Since we lived quite a distance apart (we would never live in the same area, alas) we did not see each other that often. But when we did meet up, we would get absorbed in all manner of topics around publishing, technology, photography and art.
That was one of the things I admired about Cotton: he never fell into a predictable professional career path. When I first met him back in '80s he was actually selling insurance to photographers. Photographer-Insurance Salesman, now there was a unique combo. But in the ensuing years he would pursue different challenges at U.S.News, The Baltimore Sun, CNET, along with his own photography and film making. And he was a passionate source of information on whatever technology or digital publishing platform was hot.
Then I made my own odd career move, becoming Director of Photography at National Geographic magazine. It was a curious shift for me since I had marked the center of my career as a graphic designer (with a passion for photojournalism and publishing technology). I was honored to be in this position, but I was also struggling with the complexity and mixed embrace from those I oversaw. My time as DOP was fraught to say the least. And when Cotton and I were together, he was a significant help as I sorted through the struggles I was enduring.
Over time I discovered that his overly aggressive approach turned out to be something much different. When Cotton questioned you, it was not—as I had felt when we first met—to challenge your knowledge or sensabilities; it was to push you. And his advice, more often than not, was to support making a change, to take a risk. I sensed that Cotton abhorred those who embraced the status quo or sought shelter away from the turmoil that always accompanied making leaps of faith. When cracks appeared, while some might try to seal them, Cotton pried them wider—and then slipped through. His ability to see opportunity in the chaos became a major inspiration.

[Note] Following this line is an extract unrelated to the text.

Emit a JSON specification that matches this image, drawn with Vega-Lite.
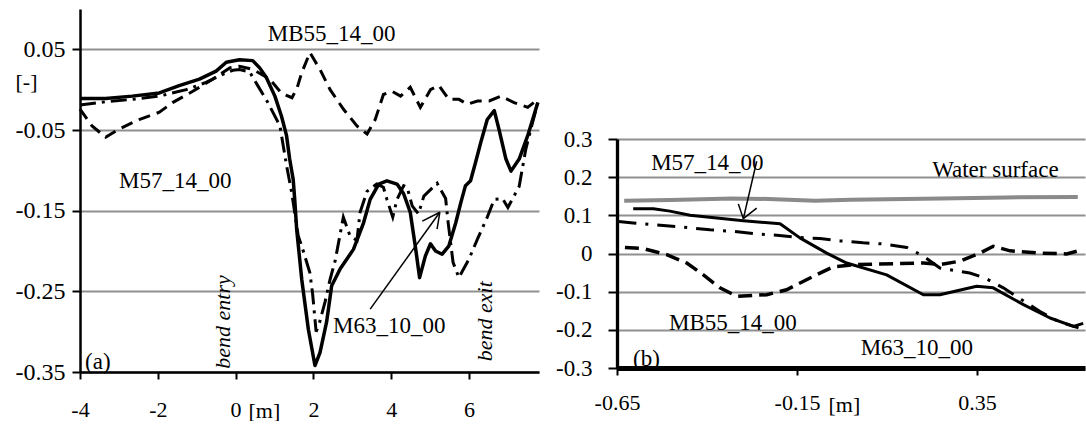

We would see each other more often as Kathy and I increased traveling, usually adding a day or two to a business trip when we were near he and Sisse. We even travelled together on a Lindblad tour of Antarctica. But the trip that would leave the most significant, personal impact on me about Cotton, was during a true vacation to Tuscany.
Cotton, along with being so many things, had also been an abstract painter. I have drawn and painted most of my life, so we had something—which had nothing to do with journalism—to bond over. (Disappointingly, I never did get to see his work before he destroyed all his canvases. I only learned of this after his death, so never had a chance to question him on it.)
My work is mostly landscape, and so on our trip to Italy, I naturally made a number of drawings as we toured about. One day I was sketching in the courtyard of the house we had rented north of Sienna, when Cotton walked up and looked over my shoulder. I tend to be shy when I’m working, so I figured this was as good as any moment to stop. But then Cotton leaned forward and, with his unique blend of goading and upbeat tone, simply said: “Keep going.”
Really? OK. So I did one more pass over the drawing as Cotton walked off to take make photographs. And, indeed the final pastel was better, more refined. Continuing was absolutely the right move.
And ever since, whenever I find myself at such junctions, where I need to decide if I should stop or continue, I hear Cotton’s two words pushing me to take another swipe at the canvas.
But here’s the thing, his encouraging advice is more than just about art, it is a broader approach to life itself, embodied by someone for whom stopping was the worst possible choice anyone could make.
And so it is why the sudden loss of Cotton is such a shock—I never imagined a world where he was not out there learning something, reinventing himself, or exploring a new place. Cotton was the one that I assumed all along would always, just simply, keep going.